Posted by: Gersh | March 11, 2005 at 10:17 AM
I'm brand new to SFDC. Seems like a great product, but I agree they need to go easy on the Kool Aid. The main thing I don't like so far is the overzealous attitude (from what I assume is the marketing department) that says their product is the best in the world and could use little (if any) improvement. Too heavy handed. It's best to stay humble and keep trying to improve. Here's an old adage I'm a big fan of: "When you become content with your product/service/performance, etc... improvement stops". Just a thought from a brand new user.
Posted by: Aaron | March 18, 2005 at 12:39 PM
I apply meaning to this a bit differently. It's exactly what I tell our team whenever they want to pump me up about a contact, account or an opportunity they are excited about. If I don't find it - along with all the glorious narrative details in SFDC - it just doesn't exist. Adoption improves, but fast.
Posted by: Chris | March 18, 2005 at 01:22 PM
Gersh,
I hear what you're saying. My response is directed to you and to SFDC (the two parties in this "relationship") as I believe this is a marraige of sorts.
Gersh: I can't help but think you actually have fallen in love with SFDC (due no doubt to some reedeming qualities and initial attraction) and now you're emotions are high because they are not living up to your expectations. (reminds me of the dating game) Maybe the infatuation is wearing off? Perhaps they are not the love of your life and you should move on and find a better solution? Maybe the marraige is one sided? Maybe you should start a competing product and better the landscape? This is how great products are often created... thru frustration and problem solving.
I find it interesting the slight cult-like fascination with a company like SFDC that drives users emotions so high at times. (anyone have any documented studies on this?) It has to be the kool aid. I too feel myself punch-drunk by it at times. Perhaps our frustrations (i share many with you BTW), are derived from our knowing how great SFDC could be if they diverted a measure of their marketing speak into attention to its customers. Maybe they could use a dashboard called Gersh? Maybe we should get out of marketing and into product devevlopment?
As for SFDC - Kudos on the kool aid. Honestly, part of me (as a marketer), is jealous. All that money to focus all that effort on stirring up a great tasting, hypnotizing kool-aid.
Kool-aid quality - 10, Product Improvements & Listening to your customer base - Priceless.
Back to my relationship analogy... Reminds me of all the time and resources someone I know spent in taking care of himself only to neglect his spouse for years. You can guess the outcome. But who am I to say? I am just a customer.

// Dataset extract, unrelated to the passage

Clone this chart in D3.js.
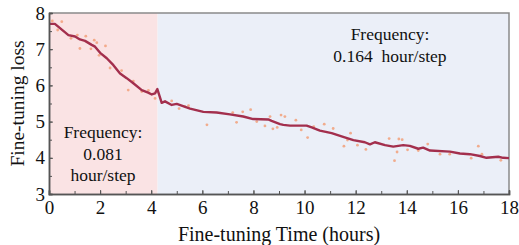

Posted by: brett | March 20, 2005 at 07:06 AM
My organization is looking at adopting SFDC to replace another CRM install. The slaespeople don't use the current CRM because it is clunky, counter-intuitive, not integrated with other systems, and most importantly not enforced. This simple adage will ensure my sales team uses salesforce. If you don't have an opportunity list in Salesforce...you won't get paid for it. And that is all I think it means. Depending on your organization, you can adopt what you need. But if you want to track your sales pipeline, you need to make sure your deals are in there.
Posted by: jame | April 02, 2005 at 10:56 AM
Well lots doesn't exist in SF and never will.
If you have fantastic people, they will always achieve more than the most "orgainised/managed sf.etc" people, just by being themselves.
If you have less than fantastic people then all the "orgainised/managed sf.etc" approach will still result in less.
An orgainised and managed approach will benifit both the fantastic and the less so, and SF does offer that.
MAYBE..
"If it's in Salesforce.com, we are working together"
Posted by: Krishnan | April 13, 2005 at 06:38 AM
This comment sounds vaguely familiar ... like the Director of the US Patent Office in 1889 when he made the comment that they might as well shut down the Patent Office because "everything that can be invented has already been invented".